Unfortunately, several key holiday categories did not play ball. Home sales fell by 1% in comparable terms, toy sales were flat, and electronics dropped by over 6%. Given the volume and significance of all these areas over the holidays, the lack of traction had a disproportionate impact on the overall number.
The results in electronics and home are particularly disappointing and, in our view, there are several factors at play here. Some of the softness relates to the later timing of Black Friday, which came much nearer Christmas and it is likely some consumers decided to preserve their budgets for holiday things rather than splash out on big-ticket bargains. Moreover, the technology line up in electronics was far from inspiring this season – something that is largely out of Target’s control – but which nonetheless affected sales.
The good news is that despite the value it generates, electronics is a very low margin category, so deterioration in this segment will not be particularly damaging to profits. This is one of the reasons Target has preserved its earnings guidance for the quarter.
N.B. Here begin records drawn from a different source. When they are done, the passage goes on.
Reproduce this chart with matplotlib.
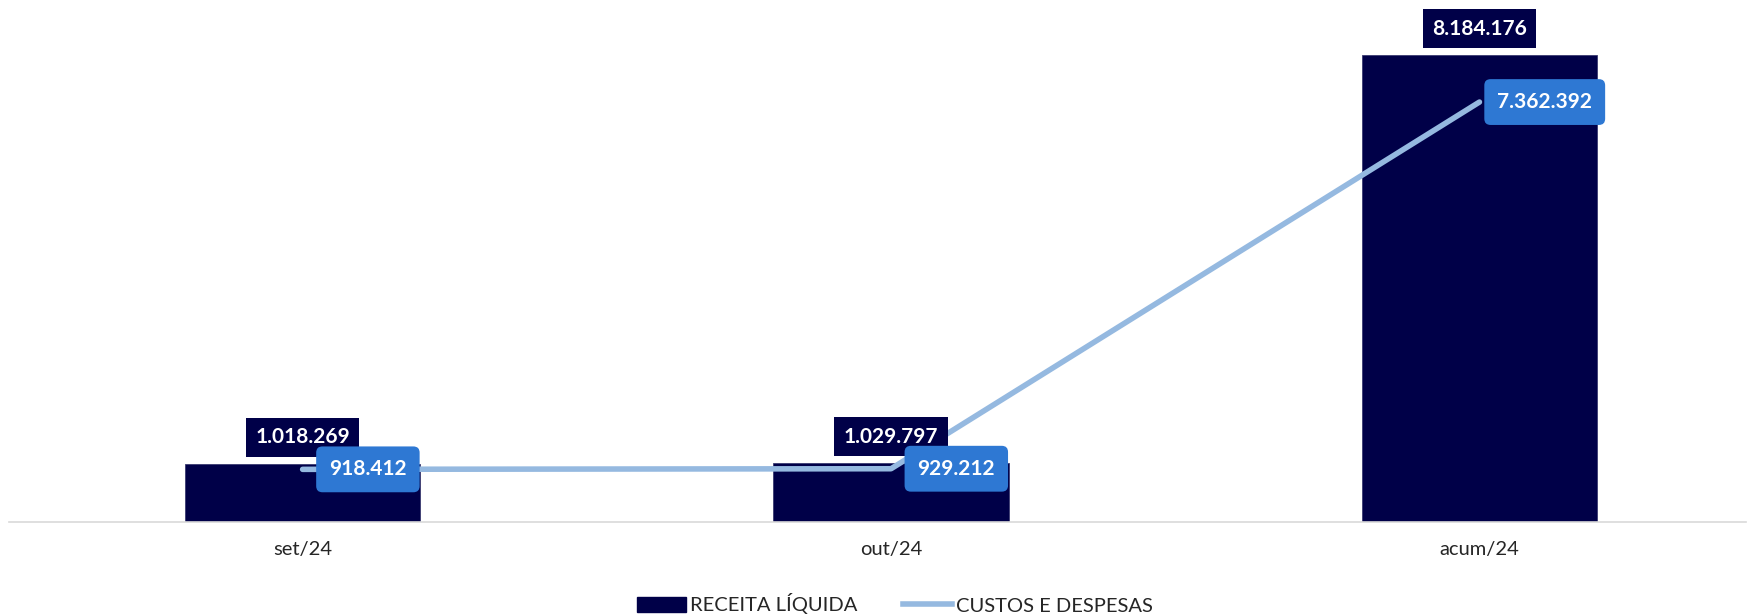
import numpy as np
import matplotlib.pyplot as plt
from matplotlib.patches import Rectangle
from matplotlib.lines import Line2D

categorias = ['set/24', 'out/24', 'acum/24']
receita = [1018269, 1029797, 8184176]
custos = [918412, 929212, 7362392]
rot_receita = ['1.018.269', '1.029.797', '8.184.176']
rot_custos = ['918.412', '929.212', '7.362.392']

navy = '#000048'
linha = '#95B9E0'
caixa = '#2E78D3'

plt.rcParams['font.family'] = ['Lato', 'DejaVu Sans']

fig = plt.figure(figsize=(17.55, 6.14), dpi=100)
ax = fig.add_axes([9/1755, (614-521.7)/614, (1746-9)/1755, (521.7-8.7)/614])

x = np.arange(len(categorias))
ax.bar(x, receita, width=0.4, color=navy, edgecolor='#3a3a70', linewidth=0.6, zorder=2)
ax.plot(x, custos, color=linha, linewidth=4, solid_capstyle='round', solid_joinstyle='round', zorder=3)

ax.set_xlim(-0.499, 2.453)
ax.set_ylim(0, 9.0e6)

for xi, v, t in zip(x, receita, rot_receita):
    ax.annotate(t, (xi, v), xytext=(0, 19), textcoords='offset points', ha='center', va='center',
                color='white', fontsize=15, fontweight='bold', zorder=5,
                bbox=dict(boxstyle='square,pad=0.45', fc=navy, ec='none'))

for xi, v, t in zip(x, custos, rot_custos):
    ax.annotate(t, (xi, v), xytext=(47, 0), textcoords='offset points', ha='center', va='center',
                color='white', fontsize=15, fontweight='bold', zorder=6,
                bbox=dict(boxstyle='round,pad=0.62,rounding_size=0.3', fc=caixa, ec='none'))

for s in ['top', 'right', 'left']:
    ax.spines[s].set_visible(False)
ax.spines['bottom'].set_color('#D9D9D9')
ax.spines['bottom'].set_linewidth(1.2)
ax.set_yticks([])
ax.set_xticks(x)
ax.set_xticklabels(categorias, fontsize=14.5, color='#262626')
ax.tick_params(axis='x', length=0, pad=14)

handles = [Rectangle((0, 0), 1, 1, color=navy), Line2D([0], [0], color=linha, linewidth=4)]
fig.legend(handles, ['RECEITA LÍQUIDA', 'CUSTOS E DESPESAS'], loc='center', bbox_to_anchor=(0.51, 10/614),
           ncol=2, frameon=False, fontsize=14.5, handlelength=2.4, handletextpad=0.2, columnspacing=2.3,
           labelcolor='#262626')

fig.savefig('out.png', dpi=100)
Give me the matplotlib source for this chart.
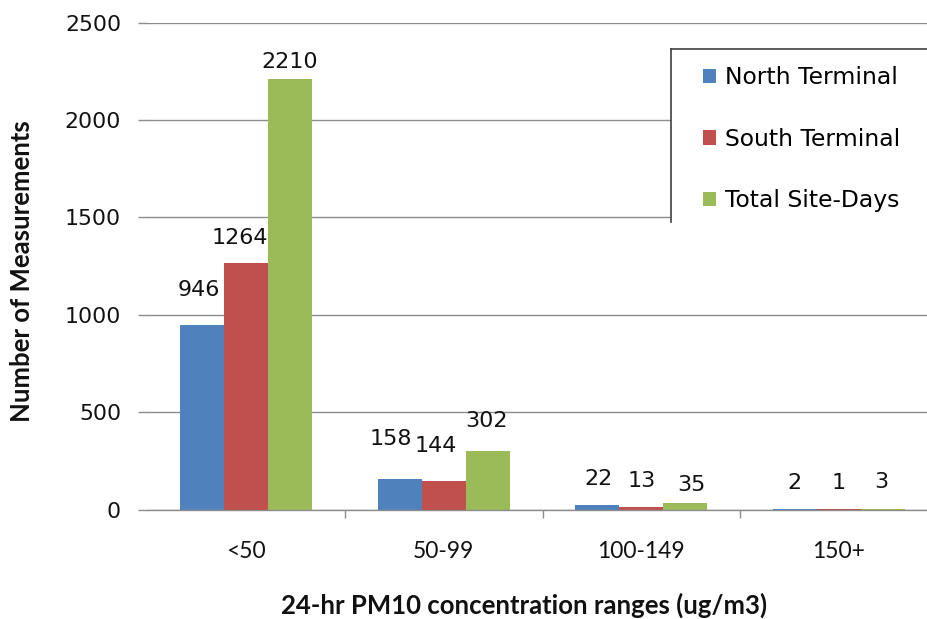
import matplotlib
matplotlib.use("Agg")
import matplotlib.pyplot as plt
from matplotlib.patches import Patch, Rectangle
from matplotlib.lines import Line2D
import numpy as np

categories = ["<50", "50-99", "100-149", "150+"]
series_names = ["North Terminal", "South Terminal", "Total Site-Days"]
north = [946, 158, 22, 2]
south = [1264, 144, 13, 1]
total = [2210, 302, 35, 3]
y_ticks = [0, 500, 1000, 1500, 2000, 2500]

colors = ["#4F81BD", "#C0504D", "#9BBB59"]
grid_color = "#8C8C8C"

W, H = 927, 619
fig = plt.figure(figsize=(W / 100, H / 100), dpi=100)

def fx(px):
    return px / W

def fy(py):
    return 1 - py / H

left, right = 147.5, 937.5
top, bottom = 22.7, 509.5
ax = fig.add_axes([fx(left), fy(bottom), (right - left) / W, (bottom - top) / H])

bw = 44.0 / 197.5
x = np.arange(len(categories))
series = [north, south, total]
for i, (vals, c) in enumerate(zip(series, colors)):
    ax.bar(x + (i - 1) * bw, vals, width=bw, color=c, edgecolor="none",
           zorder=3, label=series_names[i])

# data labels: per-label pixel offsets (dx, dy) from bar top centre
offsets = [
    [(-3, 35), (-9, 40), (1, 26), (0, 26)],
    [(-6, 25), (-8, 35), (0, 26), (0, 26)],
    [(-1, 17), (-1, 30), (6, 18), (-1, 27)],
]
for i, vals in enumerate(series):
    for j, v in enumerate(vals):
        dx, dy = offsets[i][j]
        ax.annotate(str(v), (x[j] + (i - 1) * bw, v), xytext=(dx * 0.72, dy * 0.72),
                    textcoords="offset points", ha="center", va="center",
                    fontsize=16, family="DejaVu Sans", color="#111111", zorder=5)

ax.set_xlim(-0.5, 3.5)
ax.set_ylim(0, 2500)
ax.set_yticks(y_ticks)
ax.set_yticklabels([str(t) for t in y_ticks], fontsize=15.8, family="DejaVu Sans")
ax.yaxis.grid(True, color=grid_color, linewidth=1.0, zorder=0)
ax.set_axisbelow(True)
ax.tick_params(axis="y", length=7, width=1.0, pad=12, labelcolor="#111111", color=grid_color)

ax.set_xticks(x)
ax.set_xticklabels(categories, fontsize=16.5, family="Lato")
ax.tick_params(axis="x", length=0, pad=23, labelcolor="#111111")
ax.set_xticks([0.5, 1.5, 2.5], minor=True)
ax.tick_params(axis="x", which="minor", length=6, width=1.0, color=grid_color, direction="out")

for s in ["top", "right", "left"]:
    ax.spines[s].set_visible(False)
ax.spines["bottom"].set_color(grid_color)
ax.spines["bottom"].set_linewidth(1.0)
ax.spines["bottom"].set_zorder(4)

# axis titles
fig.text(fx(524), fy(605), "24-hr PM10 concentration ranges (ug/m3)", ha="center", va="center",
         fontsize=18.5, fontweight="bold", family="Lato", color="#111111")
fig.text(fx(22), fy(271), "Number of Measurements", ha="center", va="center", rotation=90,
         fontsize=18.5, fontweight="bold", family="Lato", color="#111111")

# legend box (cropped at right, as in the reference)
bg = Rectangle((fx(671), fy(222)), fx(400), (222 - 49) / H, transform=fig.transFigure,
               facecolor="white", edgecolor="none", zorder=10)
fig.patches.append(bg)
fig.lines.append(Line2D([fx(671), fx(671)], [fy(222), fy(49)], transform=fig.transFigure,
                        color="#404040", linewidth=1.2, zorder=10.5))
fig.lines.append(Line2D([fx(671), fx(930)], [fy(49), fy(49)], transform=fig.transFigure,
                        color="#404040", linewidth=1.2, zorder=10.5))
handles = [Patch(facecolor=c, edgecolor="none") for c in colors]
leg = fig.legend(handles, series_names, loc="upper left",
                 bbox_to_anchor=(fx(703), fy(66.5)), frameon=False,
                 prop={"family": "DejaVu Sans", "size": 16.9},
                 handlelength=0.55, handleheight=0.55, handletextpad=0.4,
                 labelspacing=1.63, borderpad=0, borderaxespad=0)
leg.set_zorder(11)

fig.savefig("out.png", dpi=100)
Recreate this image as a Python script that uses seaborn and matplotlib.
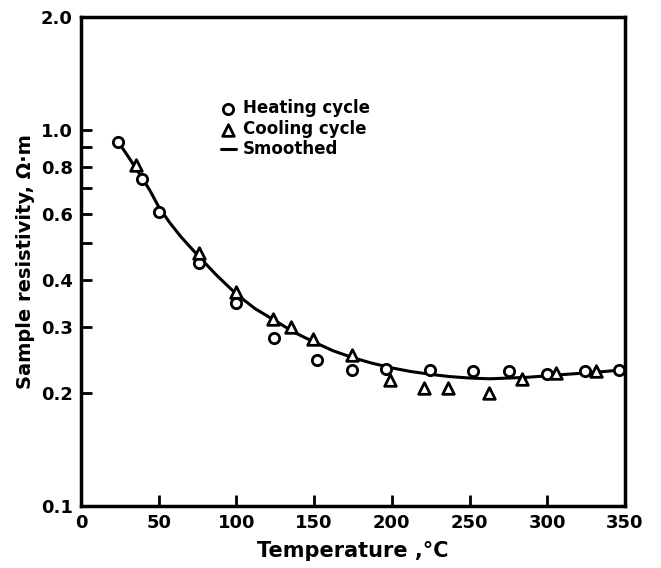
import matplotlib
matplotlib.use("Agg")
import matplotlib.pyplot as plt
import matplotlib.ticker as mticker
import seaborn as sns
import pandas as pd

# ---- data ----
heat_T = [24, 39, 50, 76, 99.5, 124, 152, 174.5, 196.5, 224.5, 252.5, 275.5, 299.5, 324.5, 346]
heat_R = [0.93, 0.74, 0.607, 0.442, 0.346, 0.280, 0.245, 0.230, 0.232, 0.230, 0.228, 0.228, 0.225, 0.228, 0.230]

cool_T = [35.5, 76, 99.5, 123.5, 135, 149, 174.5, 198.5, 221, 236, 262.5, 283.5, 305.5, 331.5]
cool_R = [0.808, 0.470, 0.370, 0.314, 0.299, 0.278, 0.252, 0.216, 0.206, 0.206, 0.200, 0.218, 0.226, 0.229]

smooth_T = [24, 30, 37, 44, 50, 57, 64, 70, 75, 87, 100, 112, 125, 137, 150, 162, 175, 187, 200,
            212, 225, 237, 250, 263, 275, 287, 300, 312, 325, 337, 347]
smooth_R = [0.93, 0.855, 0.772, 0.695, 0.625, 0.568, 0.522, 0.490, 0.465, 0.412, 0.366, 0.335, 0.311,
            0.290, 0.273, 0.259, 0.248, 0.240, 0.233, 0.228, 0.224, 0.221, 0.219, 0.218, 0.219,
            0.220, 0.222, 0.224, 0.226, 0.228, 0.230]

y_major = [0.1, 0.2, 0.3, 0.4, 0.6, 0.8, 1.0, 2.0]
y_major_labels = ["0.1", "0.2", "0.3", "0.4", "0.6", "0.8", "1.0", "2.0"]
y_minor = [0.5, 0.7, 0.9]
x_ticks = [0, 50, 100, 150, 200, 250, 300, 350]

heat = pd.DataFrame({"T": heat_T, "R": heat_R})
cool = pd.DataFrame({"T": cool_T, "R": cool_R})
smooth = pd.DataFrame({"T": smooth_T, "R": smooth_R})

sns.set_theme(style="ticks")
plt.rcParams["font.family"] = ["DejaVu Sans"]
plt.rcParams["font.weight"] = "bold"
plt.rcParams["text.color"] = "black"
plt.rcParams["axes.labelcolor"] = "black"
plt.rcParams["xtick.color"] = "black"
plt.rcParams["ytick.color"] = "black"

fig = plt.figure(figsize=(6.61, 5.68), dpi=100)
ax = fig.add_axes([81 / 661, 1 - 506 / 568, 544 / 661, 489 / 568])

sns.lineplot(data=smooth, x="T", y="R", ax=ax, color="black", lw=2.2, label="Smoothed",
             sort=True, estimator=None)
sns.scatterplot(data=heat, x="T", y="R", ax=ax, marker="o", s=55, facecolor="white",
                edgecolor="black", linewidth=2.0, label="Heating cycle", zorder=3)
sns.scatterplot(data=cool, x="T", y="R", ax=ax, marker="^", s=70, facecolor="white",
                edgecolor="black", linewidth=2.0, label="Cooling cycle", zorder=3)

ax.set_yscale("log")
ax.set_xlim(0, 350)
ax.set_ylim(0.1, 2.0)
ax.set_xticks(x_ticks)
ax.set_xticklabels([str(t) for t in x_ticks])
ax.yaxis.set_major_locator(mticker.FixedLocator(y_major))
ax.yaxis.set_major_formatter(mticker.FixedFormatter(y_major_labels))
ax.yaxis.set_minor_locator(mticker.FixedLocator(y_minor))
ax.yaxis.set_minor_formatter(mticker.NullFormatter())

ax.tick_params(axis="both", which="major", direction="in", length=8, width=2,
               labelsize=13, pad=6, colors="black")
ax.tick_params(axis="y", which="minor", direction="in", length=8, width=2, colors="black")
ax.tick_params(axis="x", which="minor", bottom=False)
for lab in ax.get_xticklabels() + ax.get_yticklabels():
    lab.set_fontweight("bold")
for sp in ax.spines.values():
    sp.set_linewidth(2.5)
    sp.set_color("black")
    sp.set_visible(True)

ax.set_xlabel("Temperature ,°C", fontsize=15, fontweight="bold", labelpad=6, color="black")
ax.set_ylabel("Sample resistivity, Ω·m", fontsize=14, fontweight="bold", labelpad=4, color="black")

handles, labels = ax.get_legend_handles_labels()
order = [labels.index("Heating cycle"), labels.index("Cooling cycle"), labels.index("Smoothed")]
leg = ax.legend([handles[i] for i in order], [labels[i] for i in order],
                loc="upper left", bbox_to_anchor=(0.245, 0.845), frameon=False,
                handlelength=0.9, handletextpad=0.4, labelspacing=0.15,
                prop={"size": 12, "weight": "bold"}, borderaxespad=0, labelcolor="black")

fig.savefig("out.png", dpi=100, facecolor="white")
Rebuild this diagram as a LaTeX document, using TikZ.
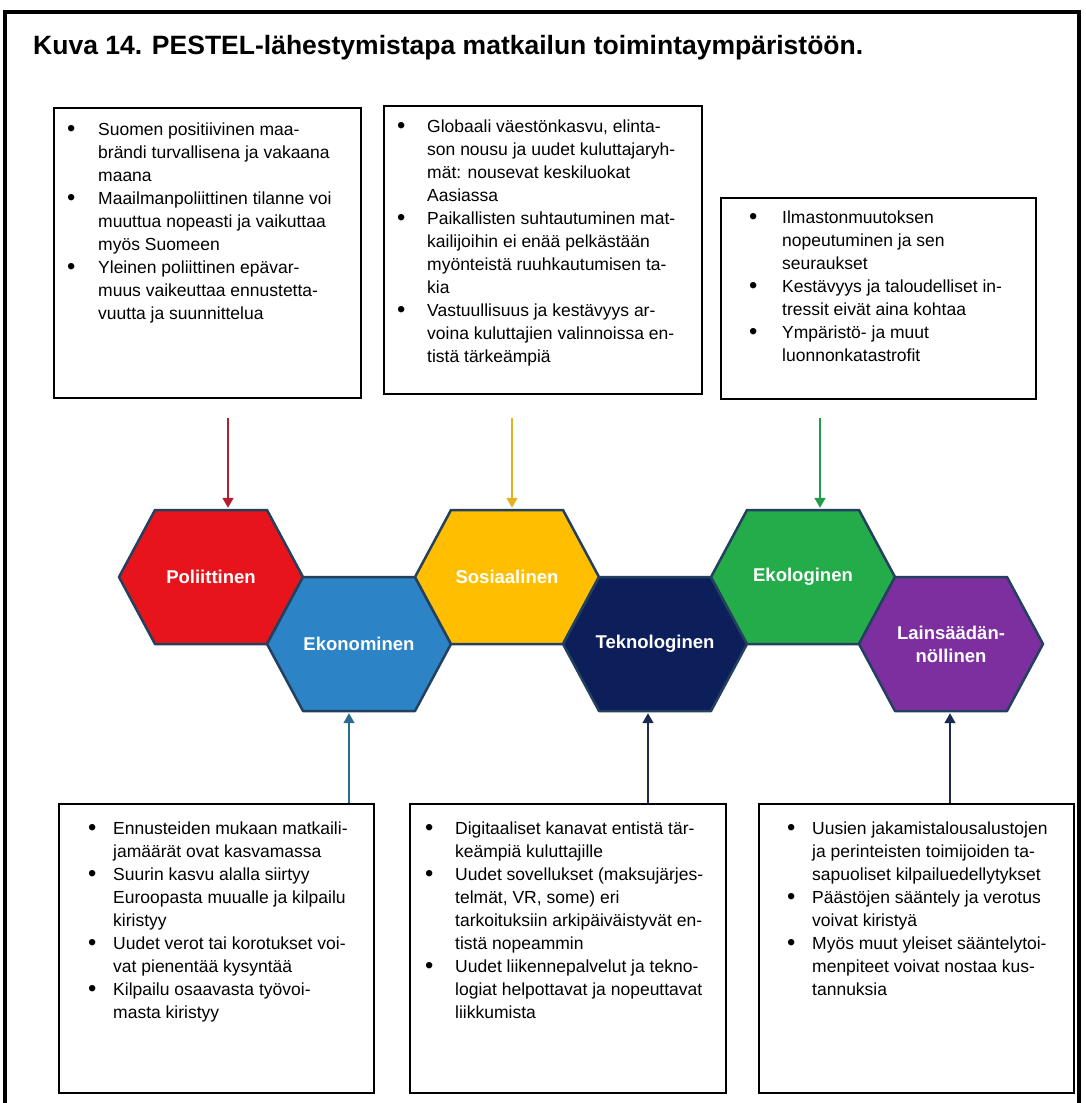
\documentclass[tikz,border=0pt]{standalone}
\usepackage{fontspec}
\setmainfont{Liberation Sans}
\usetikzlibrary{arrows.meta}
\definecolor{polred}{HTML}{E8141B}
\definecolor{ekoblue}{HTML}{2C83C5}
\definecolor{sosyellow}{HTML}{FFBF00}
\definecolor{teknavy}{HTML}{0C1F5B}
\definecolor{ekogreen}{HTML}{24AB4A}
\definecolor{lakipurple}{HTML}{7D2FA0}
\definecolor{hexline}{HTML}{23415F}
\definecolor{redarr}{HTML}{B51E2E}
\definecolor{yelarr}{HTML}{E3B21E}
\definecolor{grnarr}{HTML}{1F9E4A}
\definecolor{bluarr}{HTML}{2B6A92}
\definecolor{navarr}{HTML}{1B2850}
\newlength{\bulind}
\newcommand{\bul}{\makebox[\bulind][l]{\raisebox{-0.6pt}{\scalebox{1.35}{\textbullet}}}}
\newcommand{\ind}{\hspace*{\bulind}}
\begin{document}
\begin{tikzpicture}[x=1pt,y=-1pt,
  box/.style={draw=black,line width=1.5pt,rectangle,inner sep=0pt,anchor=north west},
  btext/.style={anchor=north west,inner sep=0pt,align=left,font=\fontsize{17.5}{23}\selectfont},
  bulind/.code={\setlength{\bulind}{#1}},
  hexfill/.style={draw=hexline,line width=2.5pt,line join=round},
  hexlab/.style={text=white,font=\fontsize{18.5}{23}\selectfont\bfseries,align=center,
    minimum width=184pt,minimum height=134pt,inner sep=0pt},
  arr/.style={line width=1.5pt,-{Triangle[width=11pt,length=10pt]},shorten >=2pt}]
\useasboundingbox (0,0) rectangle (1085,1103);
\draw[line width=4pt] (5,1103) -- (5,12) -- (1079,12) -- (1079,1103);
\node[anchor=base west,inner sep=0pt,font=\fontsize{26.5}{30}\selectfont\bfseries] (title) at (33,54)
  {Kuva 14. PESTEL-lähestymistapa matkailun toimintaympäristöön.};

% kuusikulmiot
\foreach \n/\x/\y/\c/\t in {hexP/211/577/polred/Poliittinen,
    hexEk/359/644/ekoblue/Ekonominen,
    hexS/507/577/sosyellow/Sosiaalinen,
    hexT/655/644/teknavy/Teknologinen,
    hexE/803/577/ekogreen/Ekologinen,
    hexL/951/644/lakipurple/{Lainsäädän-\\nöllinen}}{
  \filldraw[hexfill,fill=\c] (\x-92,\y) -- ++(36,-67) -- ++(112,0) -- ++(36,67)
    -- ++(-36,67) -- ++(-112,0) -- cycle;
  \node[hexlab] (\n) at (\x,\y) {\t};
}

% ylarivi
\node[box,minimum width=307pt,minimum height=290pt] (boxP) at (53,107) {};
\node[btext,bulind=31pt] (txtP) at (67,123) {\bul Suomen positiivinen maa-\\
  \ind brändi turvallisena ja vakaana\\
  \ind maana\\
  \bul Maailmanpoliittinen tilanne voi\\
  \ind muuttua nopeasti ja vaikuttaa\\
  \ind myös Suomeen\\
  \bul Yleinen poliittinen epävar-\\
  \ind muus vaikeuttaa ennustetta-\\
  \ind vuutta ja suunnittelua};

\node[box,minimum width=318pt,minimum height=288pt] (boxS) at (383,105) {};
\node[btext,bulind=30pt] (txtS) at (397,120) {\bul Globaali väestönkasvu, elinta-\\
  \ind son nousu ja uudet kuluttajaryh-\\
  \ind mät: nousevat keskiluokat\\
  \ind Aasiassa\\
  \bul Paikallisten suhtautuminen mat-\\
  \ind kailijoihin ei enää pelkästään\\
  \ind myönteistä ruuhkautumisen ta-\\
  \ind kia\\
  \bul Vastuullisuus ja kestävyys ar-\\
  \ind voina kuluttajien valinnoissa en-\\
  \ind tistä tärkeämpiä};

\node[box,minimum width=315pt,minimum height=201pt] (boxE) at (720,197) {};
\node[btext,bulind=33pt] (txtE) at (749,211) {\bul Ilmastonmuutoksen\\
  \ind nopeutuminen ja sen\\
  \ind seuraukset\\
  \bul Kestävyys ja taloudelliset in-\\
  \ind tressit eivät aina kohtaa\\
  \bul Ympäristö- ja muut\\
  \ind luonnonkatastrofit};

% alarivi
\node[box,minimum width=315pt,minimum height=289pt] (boxEk) at (58,803) {};
\node[btext,bulind=25pt] (txtEk) at (88,822) {\bul Ennusteiden mukaan matkaili-\\
  \ind jamäärät ovat kasvamassa\\
  \bul Suurin kasvu alalla siirtyy\\
  \ind Euroopasta muualle ja kilpailu\\
  \ind kiristyy\\
  \bul Uudet verot tai korotukset voi-\\
  \ind vat pienentää kysyntää\\
  \bul Kilpailu osaavasta työvoi-\\
  \ind masta kiristyy};

\node[box,minimum width=316pt,minimum height=289pt] (boxT) at (409,803) {};
\node[btext,bulind=30pt] (txtT) at (425,822) {\bul Digitaaliset kanavat entistä tär-\\
  \ind keämpiä kuluttajille\\
  \bul Uudet sovellukset (maksujärjes-\\
  \ind telmät, VR, some) eri\\
  \ind tarkoituksiin arkipäiväistyvät en-\\
  \ind tistä nopeammin\\
  \bul Uudet liikennepalvelut ja tekno-\\
  \ind logiat helpottavat ja nopeuttavat\\
  \ind liikkumista};

\node[box,minimum width=315pt,minimum height=289pt] (boxL) at (758,803) {};
\node[btext,bulind=25pt] (txtL) at (787,822) {\bul Uusien jakamistalousalustojen\\
  \ind ja perinteisten toimijoiden ta-\\
  \ind sapuoliset kilpailuedellytykset\\
  \bul Päästöjen sääntely ja verotus\\
  \ind voivat kiristyä\\
  \bul Myös muut yleiset sääntelytoi-\\
  \ind menpiteet voivat nostaa kus-\\
  \ind tannuksia};

% nuolet
\coordinate (aP) at (228,418);
\coordinate (aS) at (512,418);
\coordinate (aE) at (820,418);
\draw[arr,redarr] (aP) -- (aP |- hexP.north);
\draw[arr,yelarr] (aS) -- (aS |- hexS.north);
\draw[arr,grnarr] (aE) -- (aE |- hexE.north);
\coordinate (aEk) at (349,0);
\coordinate (aT) at (648,0);
\coordinate (aL) at (950,0);
\draw[arr,bluarr] (boxEk.north -| aEk) -- (aEk |- hexEk.south);
\draw[arr,navarr] (boxT.north -| aT) -- (aT |- hexT.south);
\draw[arr,navarr] (boxL.north -| aL) -- (aL |- hexL.south);
\end{tikzpicture}
\end{document}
Toys was a very competitive area over the holidays. And while Target did make some market share progress, extensive discounting, offers and generally lower prices all squeezed the sales line. The only crumb of comfort here is that Target was not alone in feeling this pressure.
Overall, Target remains a good retailer on the right trajectory. It may have stumbled and slowed over the holidays, but it is still one of the most attractive runners in the retail race.